Did that already (with the gracious help of a lot of patient people,
including the fine folks here on this mailing list :)
> That way,
> the same text could be used directly off the internet, locally
> from a CD-ROM server, or printed and duplicated for use offline.
> I see the printing as the most cost-effective version of the
> text in that only the portion the teacher actually intends to
> use needs to be printed. If we do set up something like this,
> it will be important that we not update the "canonical" text
> constantly. I doubt that a teacher could teach effectively with
> a text that changes from week to week. We'd have to have some
> policy of announcing updates well in advance and making them
> only between semesters (if that will work with an international
You could modularize it, that way only bits and pieces need to be updated at
a time, but the problem lies in not violating the continuity (ie: teaching
vi in a module, but the next module relies on pure emacs to be of any use,
and there wasn't any emacs instruction up to that point.)
I like the idea of spacing out the updates and announcing them on a
semester/phase/term/<insert school time period here> basis.
One caveat: Right now, both DATC (here) and Weber State University (our
partner in MCSE training) are going through pure hell in trying to update
and synchronize the Microsoft Win2k MCP/MCSE certification upheaval. I
suspect that there will be times where massive changes are necessary (though
not as blatant since we're primarily talking about Unix here), but major
changes also mean major curriculum updates, something that no one likes,
especially a school's bureaucracy ;) Of course, this has nothing to do with
Open Source per se, but it is a consideration that may need to be addressed
just the same.
> I know there are a number of educators on this mailing list.
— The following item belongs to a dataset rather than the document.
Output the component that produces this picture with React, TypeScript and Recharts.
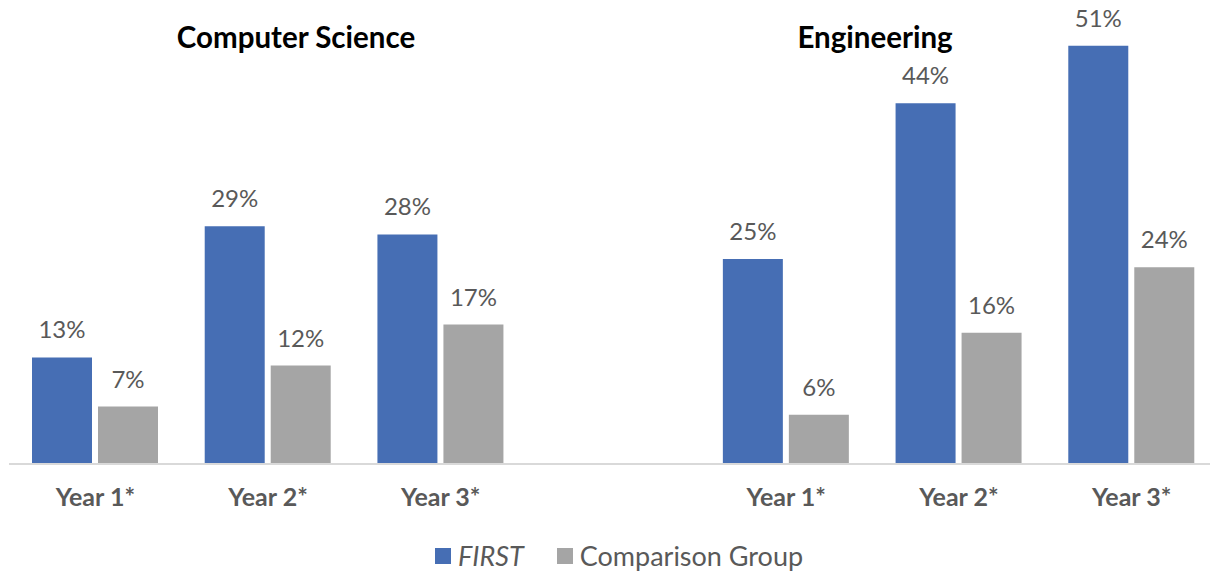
import React from 'react';
import { BarChart, Bar, XAxis, YAxis, LabelList } from 'recharts';

// one axis holds both subjects; the blank slot in the middle splits them
const categories = ['Year 1*', 'Year 2*', 'Year 3*', '', 'Year 1*', 'Year 2*', 'Year 3*'];
const firstValues = [13, 29, 28, null, 25, 44, 51];
const comparisonValues = [7, 12, 17, null, 6, 16, 24];
const panelTitles = ['Computer Science', 'Engineering'];

const FONT = 'Lato, "Open Sans", sans-serif';
const TEXT = '#595959';

const series = [
  { key: 'first', name: 'FIRST', color: '#466EB4', italic: true },
  { key: 'comparison', name: 'Comparison Group', color: '#A5A5A5', italic: false },
];

const rows = categories.map((label, i) => ({
  id: `c${i}`,
  label,
  first: firstValues[i],
  comparison: comparisonValues[i],
}));

const pct = (v: unknown) => (v == null ? '' : `${v}%`);

export default function App() {
  return (
    <div
      style={{
        position: 'fixed',
        top: 0,
        left: 0,
        width: 1210,
        height: 572,
        overflow: 'hidden',
        background: '#fff',
        fontFamily: FONT,
      }}
    >
      {panelTitles.map((t, i) => (
        <div
          key={t}
          style={{
            position: 'absolute',
            top: 19,
            left: i === 0 ? 296 : 875,
            transform: 'translateX(-50%)',
            fontSize: 29.5,
            lineHeight: '36px',
            fontWeight: 700,
            color: '#000',
            whiteSpace: 'nowrap',
          }}
        >
          {t}
        </div>
      ))}

      <BarChart
        width={1230}
        height={514}
        data={rows}
        margin={{ top: 13, right: 12, left: 9, bottom: 0 }}
        barCategoryGap={23}
        barGap={6}
      >
        <XAxis
          dataKey="id"
          tickFormatter={(id: string) => rows.find((r) => r.id === id)?.label ?? ''}
          axisLine={{ stroke: '#D9D9D9', strokeWidth: 2 }}
          tickLine={false}
          tickMargin={18}
          height={50}
          interval={0}
          tick={{ fill: TEXT, fontSize: 25, fontWeight: 700, fontFamily: FONT }}
        />
        <YAxis hide domain={[0, 55]} />
        {series.map((s) => (
          <Bar key={s.key} dataKey={s.key} name={s.name} fill={s.color} isAnimationActive={false}>
            <LabelList
              dataKey={s.key}
              position="top"
              offset={19}
              formatter={pct}
              fill={TEXT}
              fontSize={24}
              fontFamily={FONT}
            />
          </Bar>
        ))}
      </BarChart>

      <div
        style={{
          position: 'absolute',
          top: 540,
          left: 435,
          display: 'flex',
          alignItems: 'center',
          fontSize: 27,
          lineHeight: '32px',
          color: TEXT,
          whiteSpace: 'nowrap',
        }}
      >
        {series.map((s, i) => (
          <div key={s.key} style={{ display: 'flex', alignItems: 'center', marginLeft: i ? 33 : 0 }}>
            <span style={{ width: 16, height: 16, background: s.color, marginRight: 7 }} />
            <span style={{ fontStyle: s.italic ? 'italic' : 'normal' }}>{s.name}</span>
          </div>
        ))}
      </div>
    </div>
  );
}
> Here's my requests of them: if you've written a text that you've
> found useful in teaching any of your subjects, consider
> submitting it as an open text.
See above, waaay above - it's gonna be a nightmare for awhile, at least
until school authorities (read: bureaucrats) catch onto Open Source and GNU.
TJ Miller jr
Comp. Tech. Instructor
Davis Applied Technology Center
"we live in an Einsteinian universe dictated by Newtonian physics, but it is
one ruled by men with Frankensteinian politics."